Nebraska, beating the Buffs by three scores late in the game, drove deep into CU territory when they get stopped on a third and short. My wife’s stepbrother leapt into the air and shouted, “God damn it!”
The Huskers kicked a field goal to pad their lead, but Mike was still fuming. He wouldn’t let go of the idea that Nebraska blew a chance to tack on another touchdown.
My wife looked at me, rolling her eyes. I knew what she was thinking — Nebraska’s got the game won. What’s the big deal?
Well, the big deal was something that Mike and I both knew. Nebraska wasn’t merely playing Colorado (who, by this time had been driven by Dan Hawkins to the conference cellar). Nebraska was competing against the hypothetical performances of other upper-tier football teams were they to also play the Buffs. So beating Colorado by three touchdowns isn’t sufficient if you can imagine Ohio State, Alabama, or Oregon beating them by five or six.
This was a concept well established by the time I started following the Huskers in the 1980s. Hammering Utah State 63-13 the second game into the 1988 season wasn’t a mere act of inhospitality. It was a necessity.
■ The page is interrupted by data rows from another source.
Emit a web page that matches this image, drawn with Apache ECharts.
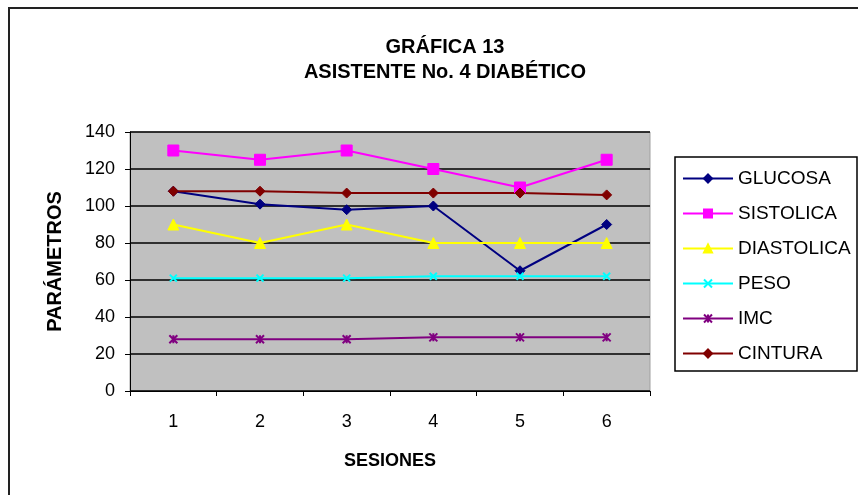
<!DOCTYPE html>
<html><head><meta charset="utf-8">
<script src="https://cdn.jsdelivr.net/npm/echarts@6/dist/echarts.min.js"></script>
<style>html,body{margin:0;padding:0;background:#fff}#c{width:858px;height:495px}</style>
</head><body><div id="c"></div>
<script>
const sesiones = ['1','2','3','4','5','6'];
const glucosa = [108, 101, 98, 100, 65, 90];
const sistolica = [130, 125, 130, 120, 110, 125];
const diastolica = [90, 80, 90, 80, 80, 80];
const peso = [61, 61, 61, 62, 62, 62];
const imc = [28, 28, 28, 29, 29, 29];
const cintura = [108, 108, 107, 107, 107, 106];
const yTicks = [0, 20, 40, 60, 80, 100, 120, 140];

const chart = echarts.init(document.getElementById('c'), null, {renderer:'canvas'});
const F = 'Liberation Sans, Arial, sans-serif';
const xPath = 'path://M0,0L10,10M10,0L0,10';
const starPath = 'path://M0,0L10,10M10,0L0,10M5,0L5,10';
function mk(name, data, color, symbol, size, extra){
  return Object.assign({
    name, type:'line', data, symbol, symbolSize:size,
    lineStyle:{color, width:2},
    itemStyle:{color, borderColor:color, borderWidth:1},
    emphasis:{disabled:true}, animation:false
  }, extra||{});
}
chart.setOption({
  animation:false,
  backgroundColor:'#fff',
  title:{
    text:'GRÁFICA 13\nASISTENTE No. 4 DIABÉTICO',
    left:440, top:30, textAlign:'center',
    textStyle:{fontFamily:F, fontWeight:'bold', fontSize:20, lineHeight:25, color:'#000'}
  },
  graphic:[
    {type:'rect', shape:{x:9, y:8, width:900, height:600}, style:{fill:'none', stroke:'#222', lineWidth:2}, silent:true},
    {type:'rect', shape:{x:675, y:157, width:182, height:214}, style:{fill:'#fff', stroke:'#000', lineWidth:1.5}, silent:true, z:0}
  ],
  legend:{
    orient:'vertical', left:682, top:169, padding:0, itemGap:16, itemWidth:50, itemHeight:10,
    textStyle:{fontFamily:F, fontSize:19, color:'#000', padding:[0,0,0,0]},
    data:['GLUCOSA','SISTOLICA','DIASTOLICA','PESO','IMC','CINTURA'],
    z:5
  },
  grid:{left:130, right:208, top:132, bottom:104, show:true, backgroundColor:'#c0c0c0', borderColor:'#a0a0a0', borderWidth:1},
  xAxis:{
    type:'category', data:sesiones, boundaryGap:true,
    name:'SESIONES', nameLocation:'middle', nameGap:61,
    nameTextStyle:{fontFamily:F, fontWeight:'bold', fontSize:18, color:'#000'},
    axisLine:{lineStyle:{color:'#000', width:1}},
    axisTick:{show:true, length:5, lineStyle:{color:'#000'}},
    axisLabel:{fontFamily:F, fontSize:18, color:'#000', margin:22}
  },
  yAxis:{
    type:'value', min:0, max:140, interval:20,
    name:'PARÁMETROS', nameLocation:'middle', nameGap:65,
    nameTextStyle:{fontFamily:F, fontWeight:'bold', fontSize:20, color:'#000'},
    axisLine:{show:true, lineStyle:{color:'#000', width:1}},
    axisTick:{show:true, length:5, lineStyle:{color:'#000'}},
    splitLine:{show:true, lineStyle:{color:'#000', width:1.5}},
    axisLabel:{fontFamily:F, fontSize:18, color:'#000', margin:15}
  },
  series:[
    mk('GLUCOSA', glucosa, '#000080', 'diamond', 10),
    mk('SISTOLICA', sistolica, '#ff00ff', 'rect', 11),
    mk('DIASTOLICA', diastolica, '#ffff00', 'triangle', 11),
    mk('PESO', peso, '#00ffff', xPath, 7, {itemStyle:{color:'#00ffff', borderColor:'#00ffff', borderWidth:2}}),
    mk('IMC', imc, '#800080', starPath, 8, {itemStyle:{color:'#800080', borderColor:'#800080', borderWidth:2}}),
    mk('CINTURA', cintura, '#800000', 'diamond', 10)
  ]
});
</script></body></html>
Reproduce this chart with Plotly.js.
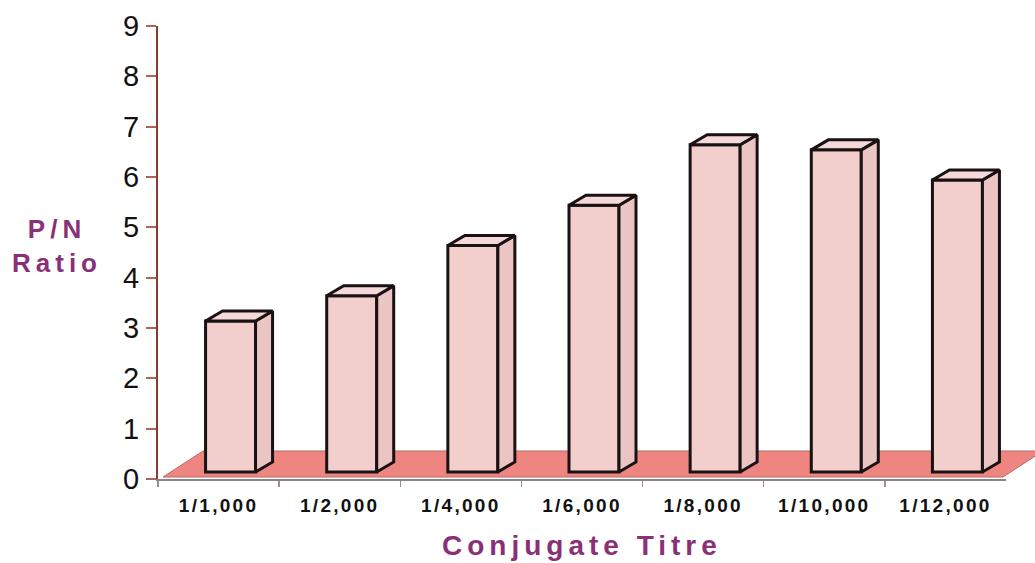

Because you just knew that if Oklahoma or Florida State were wailing on the Aggies that day, they’d be doing it by at least as much. Utah State was not so much an opponent, but a gauge. A way to judge whether or not the Huskers looked capable of toppling a big dog.
Bill Bryson, the well known travel-writer/humorist once described attending a Husker game as Nebraska leading their outmatched opponent by six touchdowns, while the obnoxious throng in the stands brayed for more.
Bryson obviously doesn’t get it. He comes from a world in which 17-point wins over the likes of Illinois State are no cause for concern. That world is called Iowa.
But, for fans west of the Missouri River, we know better.
When (South) Alabama falls five or six touchdowns behind the Huskers on Saturday, that’s when the collective nerves at Memorial Stadium will first be soothed. Because Alabama will actually be down on the turf, too. Facing off against the Jaguars, superimposed over the Scarlet and Cream.